Throughout his distinguished career, Kardar has received numerous honors for both research and teaching. Early recognitions include the IBM Predoctoral Fellowship, Sloan Fellowship, and the Presidential Young Investigator Award. At MIT, he has earned multiple teaching prizes, such as the Edgerton Award and the John David Jackson Excellence in Graduate Physics Education Award. His scientific contributions have been acknowledged through the Guggenheim Fellowship (2001), the Simons Fellowship (2020), the Alexander von Humboldt Foundation Research Award (with which he visited the Max Planck Institute for Dynamics and Self-Organization and the University of Göttingen) and the prestigious 2025 IUPAP Boltzmann Medal. Kardar is a Fellow of the American Physical Society and the American Academy of Arts and Sciences, a member of the National Academy of Sciences, and recipient of the APS 2026 Lars Onsager Prize.
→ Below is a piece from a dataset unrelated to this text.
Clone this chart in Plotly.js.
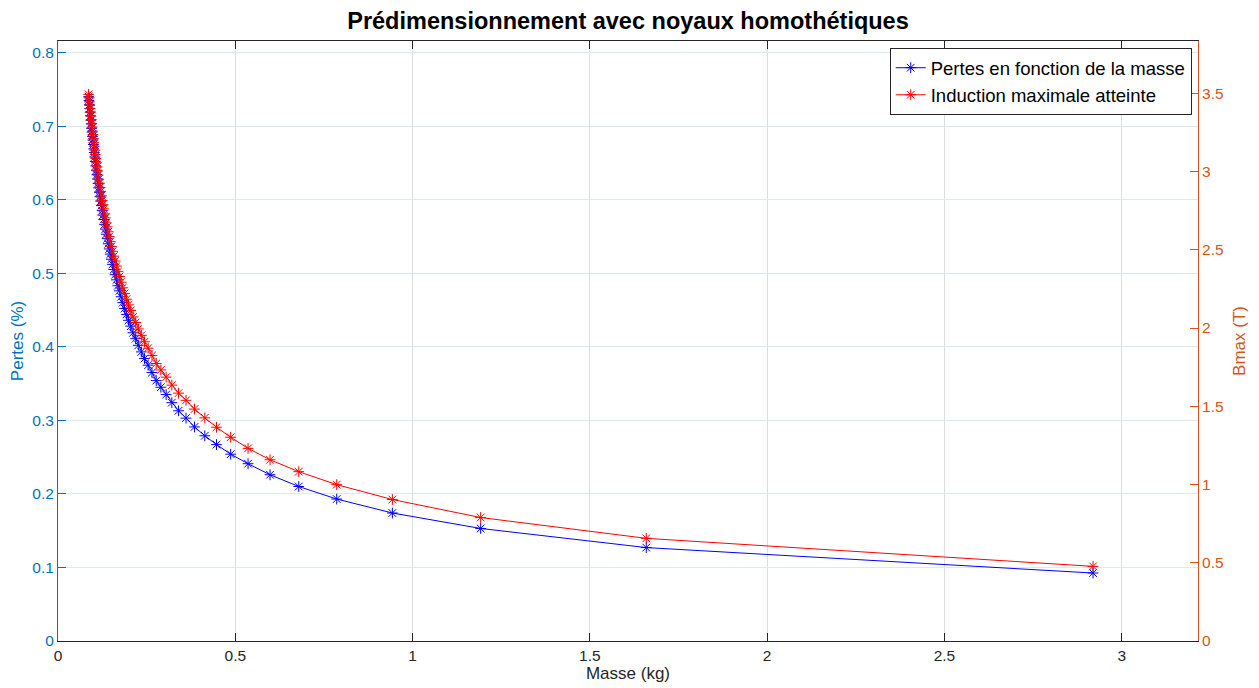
<!DOCTYPE html>
<html>
<head>
<meta charset="utf-8">
<script src="https://cdn.plot.ly/plotly-3.0.1.min.js"></script>
<style>
  html, body { margin: 0; padding: 0; background: #ffffff; }
  #chart { width: 1259px; height: 688px; }
</style>
</head>
<body>
<div id="chart"></div>
<script>
// Masse (kg)
const masse = [
  0.0865, 0.0874, 0.0884, 0.0894, 0.0904, 0.0915, 0.0926, 0.0937, 0.0948, 0.0960,
  0.0972, 0.0984, 0.0997, 0.1010, 0.1024, 0.1038, 0.1052, 0.1067, 0.1082, 0.1098,
  0.1114, 0.1131, 0.1149, 0.1167, 0.1185, 0.1204, 0.1224, 0.1245, 0.1266, 0.1289,
  0.1312, 0.1336, 0.1361, 0.1388, 0.1415, 0.1444, 0.1473, 0.1505, 0.1538, 0.1573,
  0.1610, 0.1649, 0.1689, 0.1732, 0.1778, 0.1826, 0.1877, 0.1932, 0.1989, 0.2051,
  0.2117, 0.219, 0.2265, 0.235, 0.244, 0.254, 0.265, 0.277, 0.290, 0.305,
  0.321, 0.340, 0.361, 0.385, 0.414, 0.447, 0.487, 0.536, 0.598, 0.679,
  0.786, 0.943, 1.192, 1.659, 2.919
];
// Pertes (%)
const pertes = [
  0.740, 0.735, 0.729, 0.724, 0.719, 0.714, 0.708, 0.703, 0.697, 0.692,
  0.686, 0.681, 0.675, 0.669, 0.664, 0.658, 0.652, 0.646, 0.640, 0.634,
  0.628, 0.622, 0.616, 0.610, 0.604, 0.598, 0.592, 0.585, 0.579, 0.573,
  0.566, 0.560, 0.553, 0.547, 0.540, 0.533, 0.526, 0.519, 0.512, 0.505,
  0.498, 0.491, 0.483, 0.476, 0.468, 0.460, 0.452, 0.444, 0.436, 0.428,
  0.419, 0.411, 0.402, 0.393, 0.384, 0.375, 0.365, 0.354, 0.345, 0.335,
  0.324, 0.313, 0.303, 0.291, 0.279, 0.267, 0.254, 0.241, 0.226, 0.210,
  0.193, 0.174, 0.153, 0.127, 0.0924
];
// Bmax (T)
const bmax = [
  3.493, 3.471, 3.445, 3.423, 3.402, 3.380, 3.354, 3.332, 3.306, 3.284,
  3.258, 3.236, 3.210, 3.184, 3.162, 3.136, 3.109, 3.083, 3.056, 3.030,
  3.004, 2.977, 2.951, 2.925, 2.898, 2.872, 2.845, 2.814, 2.788, 2.761,
  2.730, 2.704, 2.672, 2.646, 2.615, 2.584, 2.552, 2.521, 2.490, 2.459,
  2.428, 2.396, 2.360, 2.329, 2.293, 2.257, 2.221, 2.184, 2.148, 2.112,
  2.071, 2.035, 1.994, 1.953, 1.912, 1.871, 1.824, 1.773, 1.732, 1.686,
  1.635, 1.584, 1.538, 1.482, 1.426, 1.366, 1.302, 1.231, 1.158, 1.082,
  0.999, 0.904, 0.789, 0.656, 0.477
];

const xTicks = [0, 0.5, 1, 1.5, 2, 2.5, 3];
const yLeftTicks = [0, 0.1, 0.2, 0.3, 0.4, 0.5, 0.6, 0.7, 0.8];
const yRightTicks = [0, 0.5, 1, 1.5, 2, 2.5, 3, 3.5];

const FONT = '"Liberation Sans", Arial, Helvetica, sans-serif';
const AX = '#262626';
const BLUE_AX = '#0072BD';
const ORANGE_AX = '#D95319';

const traces = [
  {
    x: masse, y: pertes, yaxis: 'y',
    type: 'scatter', mode: 'lines+markers',
    name: 'Pertes en fonction de la masse',
    line: { color: '#0000FF', width: 1 },
    marker: { symbol: 'asterisk-open', size: 9, color: '#0000FF', line: { color: '#0000FF', width: 1 } }
  },
  {
    x: masse, y: bmax, yaxis: 'y2',
    type: 'scatter', mode: 'lines+markers',
    name: 'Induction maximale atteinte',
    line: { color: '#FF0000', width: 1 },
    marker: { symbol: 'asterisk-open', size: 9, color: '#FF0000', line: { color: '#FF0000', width: 1 } }
  }
];

const layout = {
  width: 1259, height: 688,
  paper_bgcolor: '#ffffff', plot_bgcolor: '#ffffff',
  margin: { l: 58, r: 61, t: 41, b: 47 },
  font: { family: FONT, size: 15, color: AX },
  title: {
    text: '<b>Prédimensionnement avec noyaux homothétiques</b>',
    font: { family: FONT, size: 23.5, color: '#000000' },
    x: 0.5, xanchor: 'center', xref: 'paper',
    y: 1 - 21 / 688, yref: 'container', yanchor: 'middle'
  },
  showlegend: true,
  legend: {
    x: 0.9945, xanchor: 'right', y: 0.988, yanchor: 'top',
    bgcolor: '#ffffff', bordercolor: AX, borderwidth: 1,
    font: { family: FONT, size: 18.5, color: '#000000' },
    tracegroupgap: 0, itemwidth: 30
  },
  xaxis: {
    range: [0, 3.215],
    tickvals: xTicks, ticktext: xTicks.map(String),
    ticks: 'inside', ticklen: 8, tickwidth: 1, tickcolor: AX,
    showline: true, linecolor: AX, linewidth: 1, mirror: 'ticks',
    showgrid: true, gridcolor: '#dedede', gridwidth: 1,
    zeroline: false,
    tickfont: { family: FONT, size: 15.5, color: AX },
    title: { text: 'Masse (kg)', font: { family: FONT, size: 17, color: AX }, standoff: 4 }
  },
  yaxis: {
    range: [0, 0.8157],
    tickvals: yLeftTicks, ticktext: yLeftTicks.map(String),
    ticks: 'inside', ticklen: 8, tickwidth: 1, tickcolor: BLUE_AX,
    showline: true, linecolor: BLUE_AX, linewidth: 1,
    showgrid: true, gridcolor: '#dbe9f4', gridwidth: 1,
    zeroline: false,
    tickfont: { family: FONT, size: 15.5, color: BLUE_AX },
    title: { text: 'Pertes (%)', font: { family: FONT, size: 17, color: BLUE_AX }, standoff: 4 }
  },
  yaxis2: {
    overlaying: 'y', side: 'right',
    range: [0, 3.834],
    tickvals: yRightTicks, ticktext: yRightTicks.map(String),
    ticks: 'inside', ticklen: 8, tickwidth: 1, tickcolor: ORANGE_AX,
    showline: true, linecolor: ORANGE_AX, linewidth: 1,
    showgrid: false, zeroline: false,
    tickfont: { family: FONT, size: 15.5, color: ORANGE_AX },
    title: { text: 'Bmax (T)', font: { family: FONT, size: 17, color: ORANGE_AX }, standoff: 10 }
  }
};

Plotly.newPlot('chart', traces, layout, { displayModeBar: false, staticPlot: true });
</script>
</body>
</html>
He is also the author of two influential textbooks—Statistical Physics of Fields and Statistical Physics of Particles.
Schedule and Abstracts
Public Lecture: The Force of Nothing: Attraction and Repulsion in the Quantum Void
Date: Tuesday, January 13, 2026 at 17:15 h
Location: Lecture Hall B052, Theresienstr. 39
Abstract: Quantum physics teaches us that even the emptiest vacuum is teeming with fluctuations of electromagnetic fields. When these fluctuations are confined between objects, they produce measurable forces: the Casimir effect describes an attraction between uncharged conductors arising solely from the confinement of the quantum void. In this talk, I will explore how this subtle quantum phenomenon connects to ideas of attraction, repulsion, and mechanical work. After introducing the origin and measurement of the Casimir force, I will discuss whether it can be made repulsive, and why true levitation remains elusive in equilibrium. Extending these ideas beyond equilibrium reveals new possibilities: radiation pressure from heat, nonreciprocal materials that generate motion and work without contact, and rotating bodies that spontaneously emit light. Together, these examples show how the restless quantum vacuum continues to surprise us.
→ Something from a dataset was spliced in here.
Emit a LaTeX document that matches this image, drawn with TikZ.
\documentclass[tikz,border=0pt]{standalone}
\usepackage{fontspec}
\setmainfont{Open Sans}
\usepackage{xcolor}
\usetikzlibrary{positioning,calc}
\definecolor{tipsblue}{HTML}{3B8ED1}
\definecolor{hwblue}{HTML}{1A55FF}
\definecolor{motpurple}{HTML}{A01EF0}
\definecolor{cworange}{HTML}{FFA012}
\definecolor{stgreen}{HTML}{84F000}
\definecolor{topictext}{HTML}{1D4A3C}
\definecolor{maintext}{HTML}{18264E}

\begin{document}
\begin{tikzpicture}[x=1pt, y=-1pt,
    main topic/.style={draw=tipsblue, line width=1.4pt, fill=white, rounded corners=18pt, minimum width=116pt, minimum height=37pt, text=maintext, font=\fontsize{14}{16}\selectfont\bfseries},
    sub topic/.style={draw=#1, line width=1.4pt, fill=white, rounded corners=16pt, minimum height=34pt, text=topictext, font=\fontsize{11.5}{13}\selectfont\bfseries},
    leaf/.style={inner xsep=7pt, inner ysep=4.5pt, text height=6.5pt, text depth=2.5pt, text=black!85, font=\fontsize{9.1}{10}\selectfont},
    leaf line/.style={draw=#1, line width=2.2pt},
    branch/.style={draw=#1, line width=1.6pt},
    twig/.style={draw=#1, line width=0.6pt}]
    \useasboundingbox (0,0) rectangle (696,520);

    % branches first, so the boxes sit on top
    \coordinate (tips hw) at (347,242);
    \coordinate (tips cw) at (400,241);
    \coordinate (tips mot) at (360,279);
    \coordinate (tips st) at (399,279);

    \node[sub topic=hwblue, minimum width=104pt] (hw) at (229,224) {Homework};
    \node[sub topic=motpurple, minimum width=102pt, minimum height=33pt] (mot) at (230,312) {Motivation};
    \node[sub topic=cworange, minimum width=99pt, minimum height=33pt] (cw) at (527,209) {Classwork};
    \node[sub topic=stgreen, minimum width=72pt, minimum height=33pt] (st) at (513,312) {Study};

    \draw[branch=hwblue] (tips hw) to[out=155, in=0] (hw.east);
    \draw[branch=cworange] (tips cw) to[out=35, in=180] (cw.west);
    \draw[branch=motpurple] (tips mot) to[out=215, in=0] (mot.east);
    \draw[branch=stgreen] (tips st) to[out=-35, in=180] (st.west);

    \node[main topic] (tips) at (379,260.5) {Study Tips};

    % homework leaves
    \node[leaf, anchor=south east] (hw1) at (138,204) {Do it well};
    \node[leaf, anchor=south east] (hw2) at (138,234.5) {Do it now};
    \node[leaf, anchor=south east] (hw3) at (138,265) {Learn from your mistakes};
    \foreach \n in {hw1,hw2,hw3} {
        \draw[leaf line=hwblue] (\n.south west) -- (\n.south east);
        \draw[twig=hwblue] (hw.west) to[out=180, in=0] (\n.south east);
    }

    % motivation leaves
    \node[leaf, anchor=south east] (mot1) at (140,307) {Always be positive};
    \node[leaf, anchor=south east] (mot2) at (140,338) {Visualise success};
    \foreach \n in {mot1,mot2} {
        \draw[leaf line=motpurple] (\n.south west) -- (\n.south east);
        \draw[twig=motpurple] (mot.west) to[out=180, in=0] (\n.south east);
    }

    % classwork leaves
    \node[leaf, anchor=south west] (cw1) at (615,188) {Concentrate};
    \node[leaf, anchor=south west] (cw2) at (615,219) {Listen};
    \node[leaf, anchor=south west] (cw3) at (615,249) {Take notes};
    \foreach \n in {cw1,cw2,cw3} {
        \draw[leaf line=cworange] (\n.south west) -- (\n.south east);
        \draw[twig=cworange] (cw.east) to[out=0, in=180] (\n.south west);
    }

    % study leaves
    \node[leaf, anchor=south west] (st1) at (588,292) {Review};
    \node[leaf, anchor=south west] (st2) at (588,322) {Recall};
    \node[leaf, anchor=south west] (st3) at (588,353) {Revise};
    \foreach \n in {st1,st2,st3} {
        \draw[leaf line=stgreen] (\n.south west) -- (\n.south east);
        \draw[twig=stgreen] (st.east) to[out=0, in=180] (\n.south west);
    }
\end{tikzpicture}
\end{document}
Theory Colloquium: Boundaries, Inclusions and Disorder in Active Matter
Date: Wednesday, January 14, 2026 at 16:15 h
Location: A348, Theresienstr. 37
Abstract: Active systems are driven out of equilibrium by exchanging energy and momentum with their environment. This endows them with anomalous mechanical properties which leads to rich phenomena when active fluids are in contact with boundaries, inclusions, or disordered potentials. Indeed, studies of the mechanical pressure of active fluids and of the dynamics of passive tracers have shown that active systems impact their environment in non-trivial ways, for example, by propelling and rotating anisotropic inclusions. Conversely, the long-ranged density and current modulations induced by localized obstacles show how the environment can have a far-reaching impact on active fluids. This is best exemplified by the propensity of bulk and boundary disorder to destroy bulk phase separation in active matter, showing active systems to be much more sensitive to their surroundings than passive ones.
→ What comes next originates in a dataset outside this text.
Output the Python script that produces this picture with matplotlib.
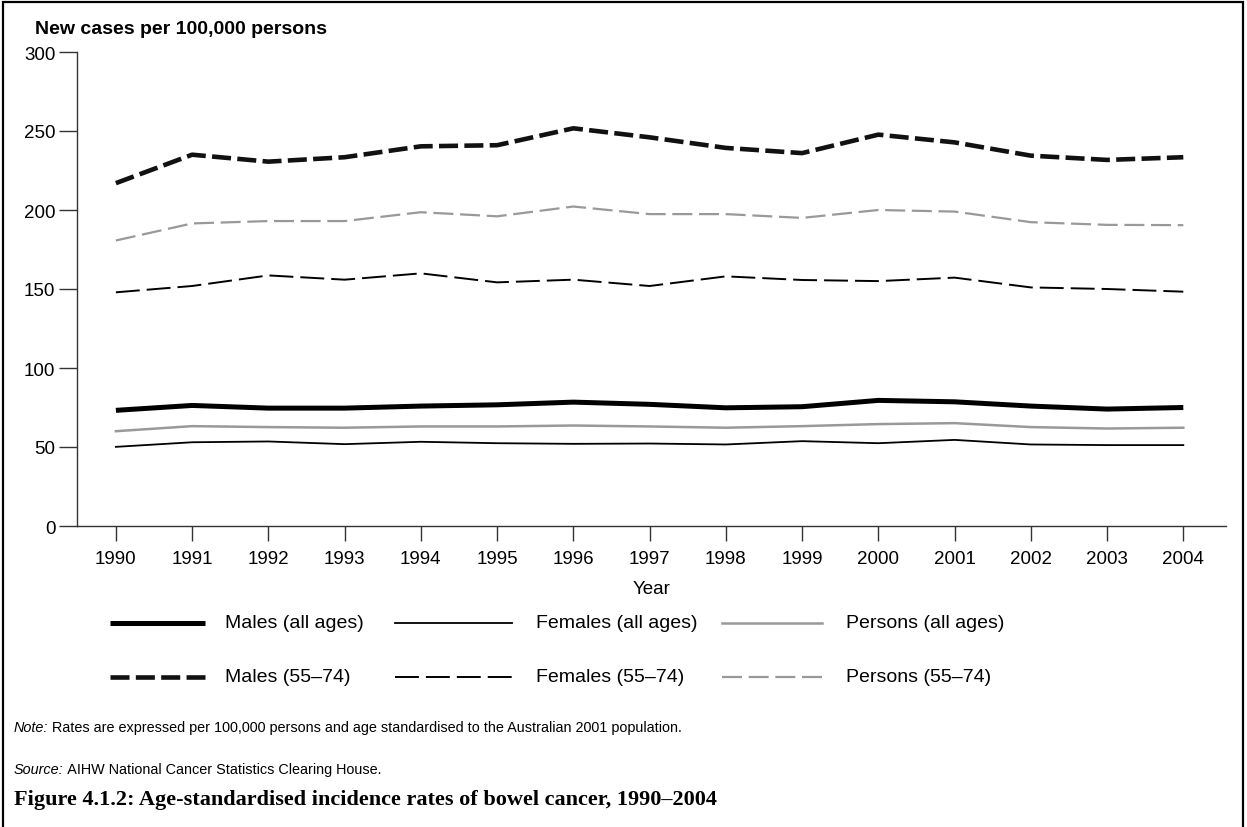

Research Seminar: Life on a Noisy Seascape: Extinction, Growth, and Diversity
Date: Thursday, January 15, 2026 at 16:15 h
Location: N020, Geschwister-Scholl-Pl. 1
Abstract: Populations and communities rarely evolve in static environments; their fitness landscapes fluctuate across space and time, forming what may be called a noisy seascape. This talk examines how such variability modifies classical models of population dynamics and community stability. Beginning from the logistic equation, I will show how spatiotemporal fluctuations in fitness lead naturally to power-law population statistics and, under certain conditions, to the empirical (fractional) Richards growth law. Extending these ideas to interacting species reveals that the combined effects of dispersal and environmental noise can stabilize large, diverse communities despite strong competitive interactions. The resulting framework connects extinction, growth, and coexistence within a unified view of life on a noisy seascape.